**Given exercise**: Copy exactly, and only, the lines starting at the line with "Emit a Python" and ending at the line with "import matplotlib.pyplot as plt". Leave every picture out of the copy.

**Task material**:
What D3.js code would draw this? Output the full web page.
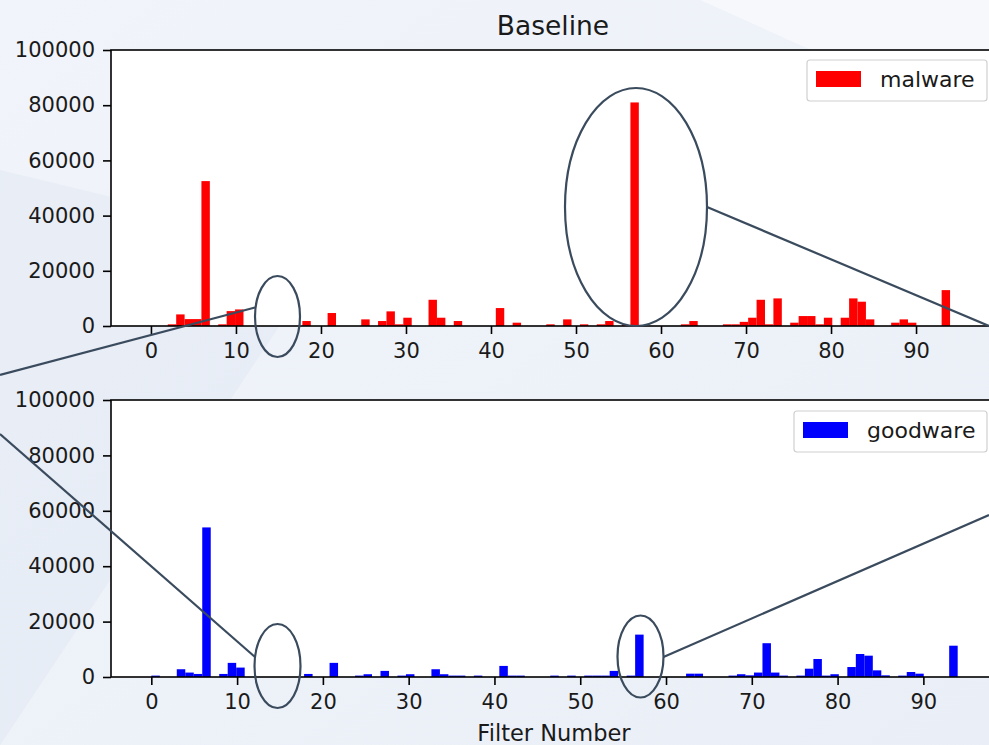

...

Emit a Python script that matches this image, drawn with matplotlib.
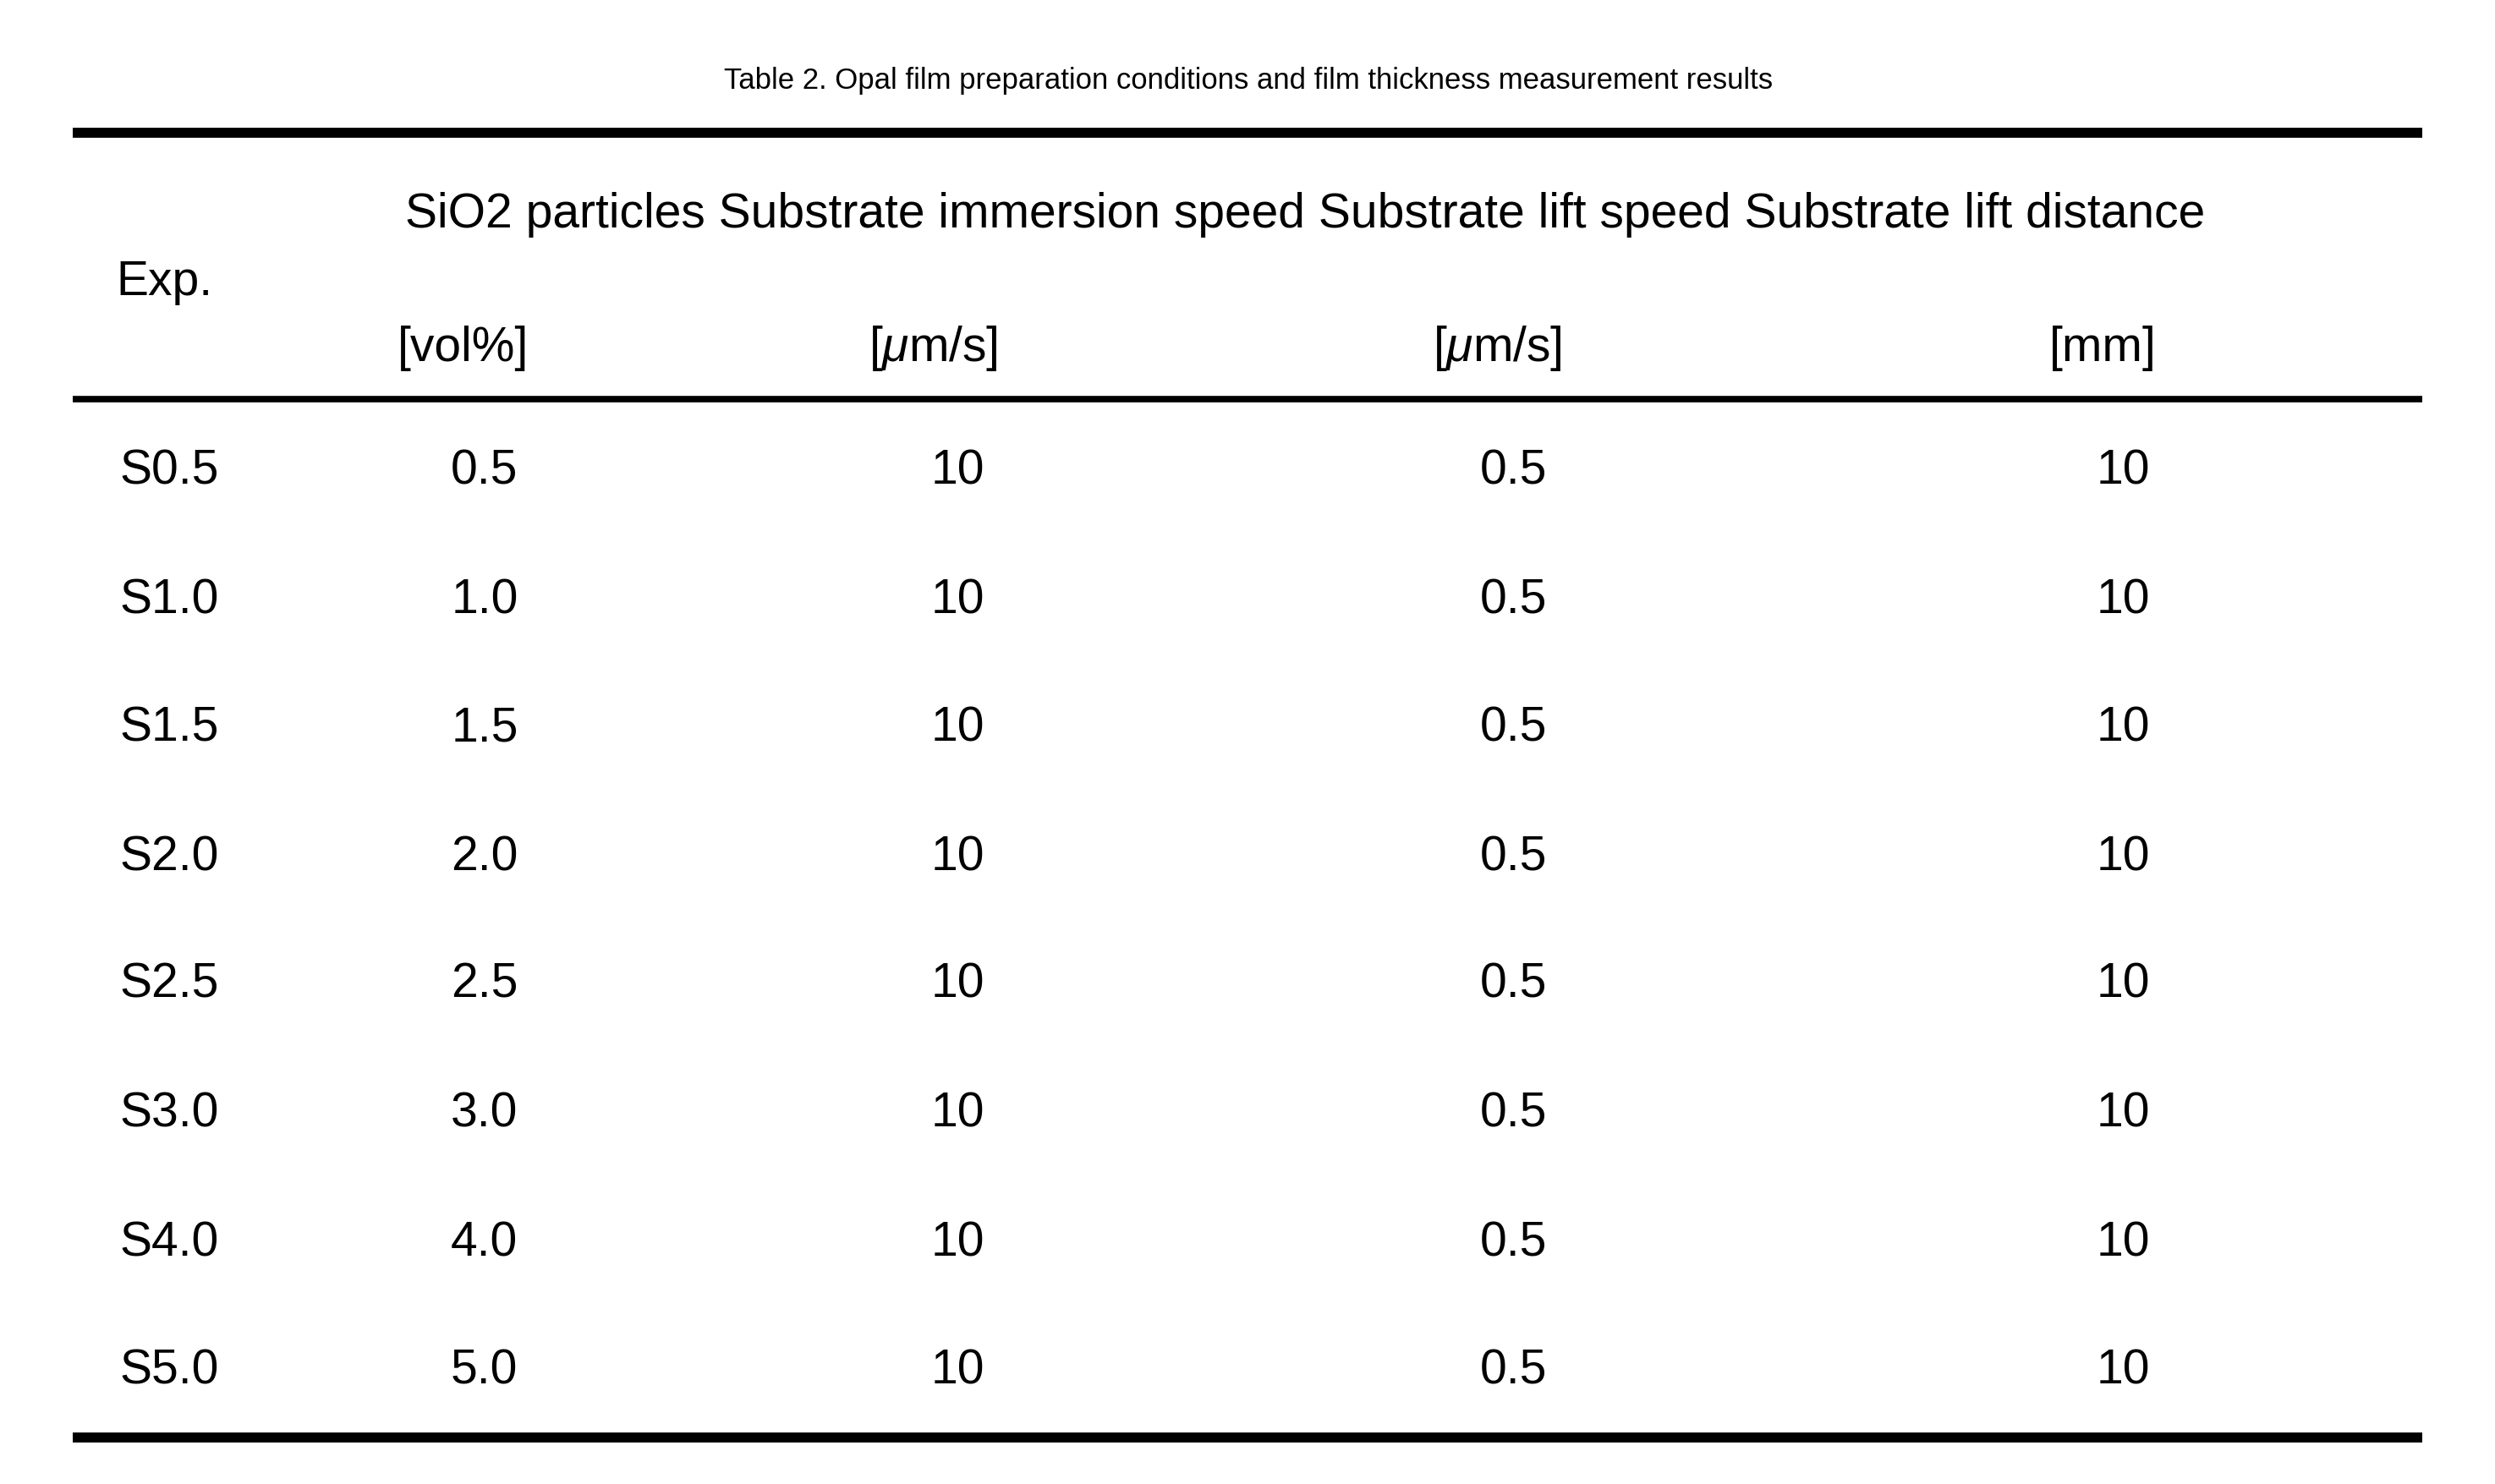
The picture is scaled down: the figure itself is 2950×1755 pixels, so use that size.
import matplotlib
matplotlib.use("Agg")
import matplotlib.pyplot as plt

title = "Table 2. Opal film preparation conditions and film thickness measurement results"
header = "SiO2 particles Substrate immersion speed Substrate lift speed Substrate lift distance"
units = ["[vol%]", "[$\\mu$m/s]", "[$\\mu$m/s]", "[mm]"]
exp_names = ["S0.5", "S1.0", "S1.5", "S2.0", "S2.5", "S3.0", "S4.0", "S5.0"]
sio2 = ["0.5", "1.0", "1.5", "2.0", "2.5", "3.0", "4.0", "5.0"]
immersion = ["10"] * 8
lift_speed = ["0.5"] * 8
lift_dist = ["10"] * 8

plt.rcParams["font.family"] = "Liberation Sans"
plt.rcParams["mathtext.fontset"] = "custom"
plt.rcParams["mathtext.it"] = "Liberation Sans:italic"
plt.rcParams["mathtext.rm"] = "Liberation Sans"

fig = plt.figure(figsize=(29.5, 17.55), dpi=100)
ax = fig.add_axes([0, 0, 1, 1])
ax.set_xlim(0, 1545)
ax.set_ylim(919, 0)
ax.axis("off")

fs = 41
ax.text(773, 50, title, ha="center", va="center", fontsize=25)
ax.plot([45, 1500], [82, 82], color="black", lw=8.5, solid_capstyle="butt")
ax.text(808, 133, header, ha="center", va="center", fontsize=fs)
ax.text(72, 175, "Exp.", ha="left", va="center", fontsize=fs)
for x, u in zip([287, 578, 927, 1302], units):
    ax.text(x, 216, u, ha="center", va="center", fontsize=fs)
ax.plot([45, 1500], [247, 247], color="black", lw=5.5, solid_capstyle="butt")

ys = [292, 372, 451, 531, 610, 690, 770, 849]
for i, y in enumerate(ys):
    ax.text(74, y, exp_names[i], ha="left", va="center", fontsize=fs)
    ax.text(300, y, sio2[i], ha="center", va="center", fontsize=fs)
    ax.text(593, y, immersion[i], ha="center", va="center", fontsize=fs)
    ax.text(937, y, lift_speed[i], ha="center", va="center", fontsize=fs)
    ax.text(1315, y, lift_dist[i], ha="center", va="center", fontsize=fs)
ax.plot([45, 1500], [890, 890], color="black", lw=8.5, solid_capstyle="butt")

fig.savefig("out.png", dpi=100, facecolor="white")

**Task output**:
Emit a Python script that matches this image, drawn with matplotlib.
The picture is scaled down: the figure itself is 2950×1755 pixels, so use that size.
import matplotlib
matplotlib.use("Agg")
import matplotlib.pyplot as plt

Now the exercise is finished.